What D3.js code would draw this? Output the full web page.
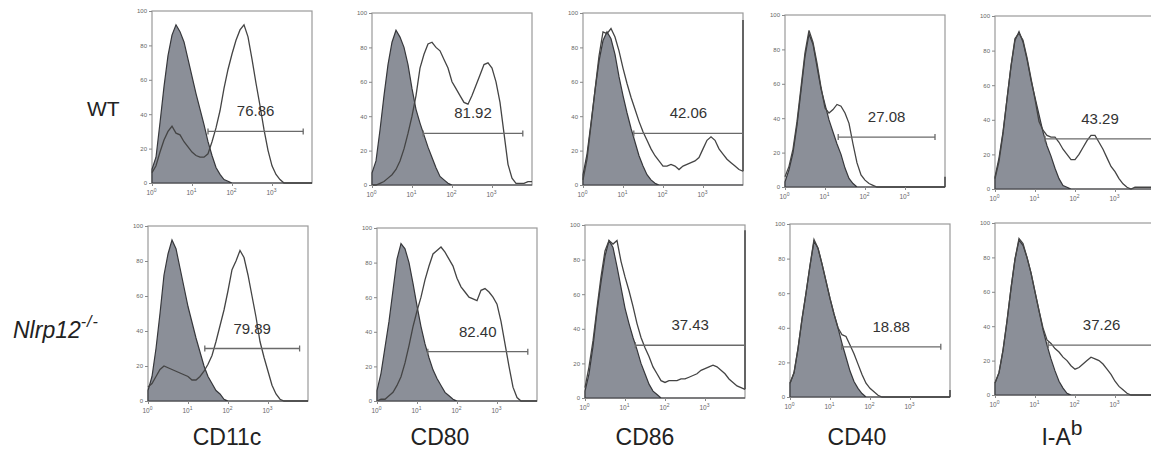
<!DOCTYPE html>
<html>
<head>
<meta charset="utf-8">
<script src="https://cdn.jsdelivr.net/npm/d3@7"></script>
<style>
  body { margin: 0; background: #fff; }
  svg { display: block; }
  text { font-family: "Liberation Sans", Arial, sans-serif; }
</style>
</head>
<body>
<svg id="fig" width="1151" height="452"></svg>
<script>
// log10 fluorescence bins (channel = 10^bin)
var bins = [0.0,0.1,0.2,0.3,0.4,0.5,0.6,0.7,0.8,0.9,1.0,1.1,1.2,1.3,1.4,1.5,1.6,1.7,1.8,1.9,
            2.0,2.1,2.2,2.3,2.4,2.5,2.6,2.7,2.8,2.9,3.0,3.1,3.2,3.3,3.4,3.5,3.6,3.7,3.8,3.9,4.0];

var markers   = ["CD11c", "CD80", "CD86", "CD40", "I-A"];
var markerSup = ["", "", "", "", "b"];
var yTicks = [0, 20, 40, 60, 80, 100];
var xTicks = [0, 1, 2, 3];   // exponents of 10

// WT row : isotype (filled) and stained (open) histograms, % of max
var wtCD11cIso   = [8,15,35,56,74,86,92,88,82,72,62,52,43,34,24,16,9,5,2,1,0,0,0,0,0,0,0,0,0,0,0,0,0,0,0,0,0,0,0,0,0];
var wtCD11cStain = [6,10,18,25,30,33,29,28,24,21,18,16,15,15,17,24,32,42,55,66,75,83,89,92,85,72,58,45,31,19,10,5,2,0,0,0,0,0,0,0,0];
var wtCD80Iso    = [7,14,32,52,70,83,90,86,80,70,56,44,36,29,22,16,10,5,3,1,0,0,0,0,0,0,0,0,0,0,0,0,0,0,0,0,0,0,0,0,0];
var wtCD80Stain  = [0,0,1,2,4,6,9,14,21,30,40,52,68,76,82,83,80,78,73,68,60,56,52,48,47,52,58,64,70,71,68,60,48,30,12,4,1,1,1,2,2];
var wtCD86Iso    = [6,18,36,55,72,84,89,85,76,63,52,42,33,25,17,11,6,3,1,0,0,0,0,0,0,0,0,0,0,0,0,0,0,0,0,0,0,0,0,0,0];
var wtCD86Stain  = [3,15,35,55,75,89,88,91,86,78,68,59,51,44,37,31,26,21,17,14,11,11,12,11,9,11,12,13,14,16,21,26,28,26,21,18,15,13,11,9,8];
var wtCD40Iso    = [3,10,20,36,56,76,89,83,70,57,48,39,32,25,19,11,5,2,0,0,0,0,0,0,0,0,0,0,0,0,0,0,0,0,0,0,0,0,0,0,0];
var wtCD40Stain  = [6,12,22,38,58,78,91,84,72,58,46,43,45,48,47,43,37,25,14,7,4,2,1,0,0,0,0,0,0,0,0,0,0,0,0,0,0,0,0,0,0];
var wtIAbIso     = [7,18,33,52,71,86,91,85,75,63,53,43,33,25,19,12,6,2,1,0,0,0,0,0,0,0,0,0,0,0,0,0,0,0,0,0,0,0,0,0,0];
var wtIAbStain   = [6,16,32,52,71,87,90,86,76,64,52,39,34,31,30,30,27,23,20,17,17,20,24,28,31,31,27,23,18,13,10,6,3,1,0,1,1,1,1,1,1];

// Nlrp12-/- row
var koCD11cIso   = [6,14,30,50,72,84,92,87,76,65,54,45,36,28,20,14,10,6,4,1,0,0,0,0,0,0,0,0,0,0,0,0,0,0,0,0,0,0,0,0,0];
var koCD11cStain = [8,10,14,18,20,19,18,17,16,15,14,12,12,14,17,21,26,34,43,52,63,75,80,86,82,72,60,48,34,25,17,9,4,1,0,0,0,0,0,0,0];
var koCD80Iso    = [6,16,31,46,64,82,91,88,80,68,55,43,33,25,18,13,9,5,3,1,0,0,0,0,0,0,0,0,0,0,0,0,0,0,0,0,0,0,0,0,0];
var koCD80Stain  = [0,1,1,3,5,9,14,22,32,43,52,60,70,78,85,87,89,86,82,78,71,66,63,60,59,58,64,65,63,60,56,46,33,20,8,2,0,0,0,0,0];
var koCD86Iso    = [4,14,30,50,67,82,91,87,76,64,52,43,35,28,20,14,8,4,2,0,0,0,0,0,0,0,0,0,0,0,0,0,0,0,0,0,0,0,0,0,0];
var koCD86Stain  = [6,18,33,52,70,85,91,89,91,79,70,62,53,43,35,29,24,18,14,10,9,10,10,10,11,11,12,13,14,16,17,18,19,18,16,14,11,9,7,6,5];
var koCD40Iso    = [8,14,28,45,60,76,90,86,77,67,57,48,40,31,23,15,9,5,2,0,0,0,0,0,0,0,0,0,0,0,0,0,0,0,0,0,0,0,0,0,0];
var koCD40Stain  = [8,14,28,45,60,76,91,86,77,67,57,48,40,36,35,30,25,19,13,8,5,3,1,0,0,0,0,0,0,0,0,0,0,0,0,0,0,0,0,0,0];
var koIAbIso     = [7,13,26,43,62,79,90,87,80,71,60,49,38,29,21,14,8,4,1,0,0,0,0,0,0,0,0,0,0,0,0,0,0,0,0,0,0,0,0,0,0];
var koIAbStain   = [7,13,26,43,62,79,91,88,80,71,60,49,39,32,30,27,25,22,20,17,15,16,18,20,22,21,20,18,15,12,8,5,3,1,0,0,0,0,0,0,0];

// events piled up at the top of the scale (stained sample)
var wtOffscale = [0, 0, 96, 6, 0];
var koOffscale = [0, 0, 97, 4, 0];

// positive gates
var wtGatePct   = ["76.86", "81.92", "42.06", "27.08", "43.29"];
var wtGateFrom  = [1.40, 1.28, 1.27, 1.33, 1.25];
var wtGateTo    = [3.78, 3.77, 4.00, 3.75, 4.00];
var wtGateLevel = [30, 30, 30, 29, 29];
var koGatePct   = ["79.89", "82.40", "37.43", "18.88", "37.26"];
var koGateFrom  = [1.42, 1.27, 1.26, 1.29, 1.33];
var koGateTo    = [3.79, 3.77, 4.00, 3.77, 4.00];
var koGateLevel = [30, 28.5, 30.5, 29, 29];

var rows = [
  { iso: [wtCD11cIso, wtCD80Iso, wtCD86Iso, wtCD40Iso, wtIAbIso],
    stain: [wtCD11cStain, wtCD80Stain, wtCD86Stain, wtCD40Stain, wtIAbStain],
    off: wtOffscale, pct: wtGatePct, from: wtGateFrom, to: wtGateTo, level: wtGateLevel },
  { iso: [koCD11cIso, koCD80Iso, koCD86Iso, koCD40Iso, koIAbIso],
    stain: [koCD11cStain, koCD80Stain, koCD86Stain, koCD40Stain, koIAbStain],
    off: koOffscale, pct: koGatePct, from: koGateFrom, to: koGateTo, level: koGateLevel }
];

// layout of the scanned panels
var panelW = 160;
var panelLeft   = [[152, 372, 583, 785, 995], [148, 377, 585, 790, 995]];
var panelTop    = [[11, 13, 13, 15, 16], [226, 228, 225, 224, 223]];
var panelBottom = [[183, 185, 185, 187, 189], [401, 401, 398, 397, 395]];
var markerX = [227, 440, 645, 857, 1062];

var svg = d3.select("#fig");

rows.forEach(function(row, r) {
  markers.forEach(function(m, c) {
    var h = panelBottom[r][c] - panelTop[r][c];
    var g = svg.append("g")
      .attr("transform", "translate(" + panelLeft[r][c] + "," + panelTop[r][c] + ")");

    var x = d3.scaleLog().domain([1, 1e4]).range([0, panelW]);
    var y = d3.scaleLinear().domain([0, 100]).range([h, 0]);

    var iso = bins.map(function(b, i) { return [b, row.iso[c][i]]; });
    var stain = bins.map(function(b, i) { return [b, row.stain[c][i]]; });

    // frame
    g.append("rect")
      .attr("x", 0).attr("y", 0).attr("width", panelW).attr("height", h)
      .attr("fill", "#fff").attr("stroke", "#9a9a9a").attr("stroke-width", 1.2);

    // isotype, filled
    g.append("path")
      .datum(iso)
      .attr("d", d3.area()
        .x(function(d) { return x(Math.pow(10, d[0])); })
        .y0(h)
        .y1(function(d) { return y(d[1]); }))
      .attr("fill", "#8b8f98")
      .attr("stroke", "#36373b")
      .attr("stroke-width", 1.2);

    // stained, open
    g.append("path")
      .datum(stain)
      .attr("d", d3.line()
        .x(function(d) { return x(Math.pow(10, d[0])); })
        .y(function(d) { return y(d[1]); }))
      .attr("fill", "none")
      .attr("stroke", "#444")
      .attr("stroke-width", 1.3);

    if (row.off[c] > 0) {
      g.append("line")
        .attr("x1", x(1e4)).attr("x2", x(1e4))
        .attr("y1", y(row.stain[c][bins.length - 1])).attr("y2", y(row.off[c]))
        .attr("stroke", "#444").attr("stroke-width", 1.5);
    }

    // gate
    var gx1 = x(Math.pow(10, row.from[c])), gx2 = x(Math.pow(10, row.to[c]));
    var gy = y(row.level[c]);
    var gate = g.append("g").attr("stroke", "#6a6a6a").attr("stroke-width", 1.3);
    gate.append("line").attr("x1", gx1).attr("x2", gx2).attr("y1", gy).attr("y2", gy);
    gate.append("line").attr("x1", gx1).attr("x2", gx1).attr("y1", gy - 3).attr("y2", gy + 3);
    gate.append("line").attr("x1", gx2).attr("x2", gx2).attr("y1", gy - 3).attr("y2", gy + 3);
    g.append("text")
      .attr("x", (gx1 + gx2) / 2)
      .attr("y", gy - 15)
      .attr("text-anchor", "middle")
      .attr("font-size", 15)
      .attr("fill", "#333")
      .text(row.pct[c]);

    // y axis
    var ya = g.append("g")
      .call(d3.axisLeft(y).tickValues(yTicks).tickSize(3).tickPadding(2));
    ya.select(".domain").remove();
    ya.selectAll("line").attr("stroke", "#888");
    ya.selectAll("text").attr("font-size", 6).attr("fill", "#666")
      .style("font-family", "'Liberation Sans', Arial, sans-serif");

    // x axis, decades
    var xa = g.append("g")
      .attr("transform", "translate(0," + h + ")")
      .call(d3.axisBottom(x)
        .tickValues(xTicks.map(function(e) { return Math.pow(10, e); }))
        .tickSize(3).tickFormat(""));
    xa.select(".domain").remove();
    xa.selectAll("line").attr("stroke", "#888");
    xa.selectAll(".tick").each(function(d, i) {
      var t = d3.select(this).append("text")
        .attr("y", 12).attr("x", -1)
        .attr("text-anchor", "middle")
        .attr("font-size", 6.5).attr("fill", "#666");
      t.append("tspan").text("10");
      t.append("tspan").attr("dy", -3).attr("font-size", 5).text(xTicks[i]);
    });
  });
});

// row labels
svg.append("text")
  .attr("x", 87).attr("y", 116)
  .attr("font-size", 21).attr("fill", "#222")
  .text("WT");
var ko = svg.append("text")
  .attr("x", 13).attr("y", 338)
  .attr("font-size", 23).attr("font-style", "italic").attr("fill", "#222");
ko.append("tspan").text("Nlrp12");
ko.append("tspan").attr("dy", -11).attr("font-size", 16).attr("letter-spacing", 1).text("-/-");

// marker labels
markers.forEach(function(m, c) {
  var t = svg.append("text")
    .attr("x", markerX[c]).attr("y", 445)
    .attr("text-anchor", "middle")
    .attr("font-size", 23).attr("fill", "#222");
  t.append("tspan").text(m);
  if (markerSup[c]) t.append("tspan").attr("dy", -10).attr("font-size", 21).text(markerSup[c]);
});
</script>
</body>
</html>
++++
## Request
Leave out the pictures, then repeat the listing above exactly from its first line to the line with "var xTicks = [0, 1, 2, 3];", inclusive.

## Correct result
What D3.js code would draw this? Output the full web page.
<!DOCTYPE html>
<html>
<head>
<meta charset="utf-8">
<script src="https://cdn.jsdelivr.net/npm/d3@7"></script>
<style>
  body { margin: 0; background: #fff; }
  svg { display: block; }
  text { font-family: "Liberation Sans", Arial, sans-serif; }
</style>
</head>
<body>
<svg id="fig" width="1151" height="452"></svg>
<script>
// log10 fluorescence bins (channel = 10^bin)
var bins = [0.0,0.1,0.2,0.3,0.4,0.5,0.6,0.7,0.8,0.9,1.0,1.1,1.2,1.3,1.4,1.5,1.6,1.7,1.8,1.9,
            2.0,2.1,2.2,2.3,2.4,2.5,2.6,2.7,2.8,2.9,3.0,3.1,3.2,3.3,3.4,3.5,3.6,3.7,3.8,3.9,4.0];

var markers   = ["CD11c", "CD80", "CD86", "CD40", "I-A"];
var markerSup = ["", "", "", "", "b"];
var yTicks = [0, 20, 40, 60, 80, 100];
var xTicks = [0, 1, 2, 3];   // exponents of 10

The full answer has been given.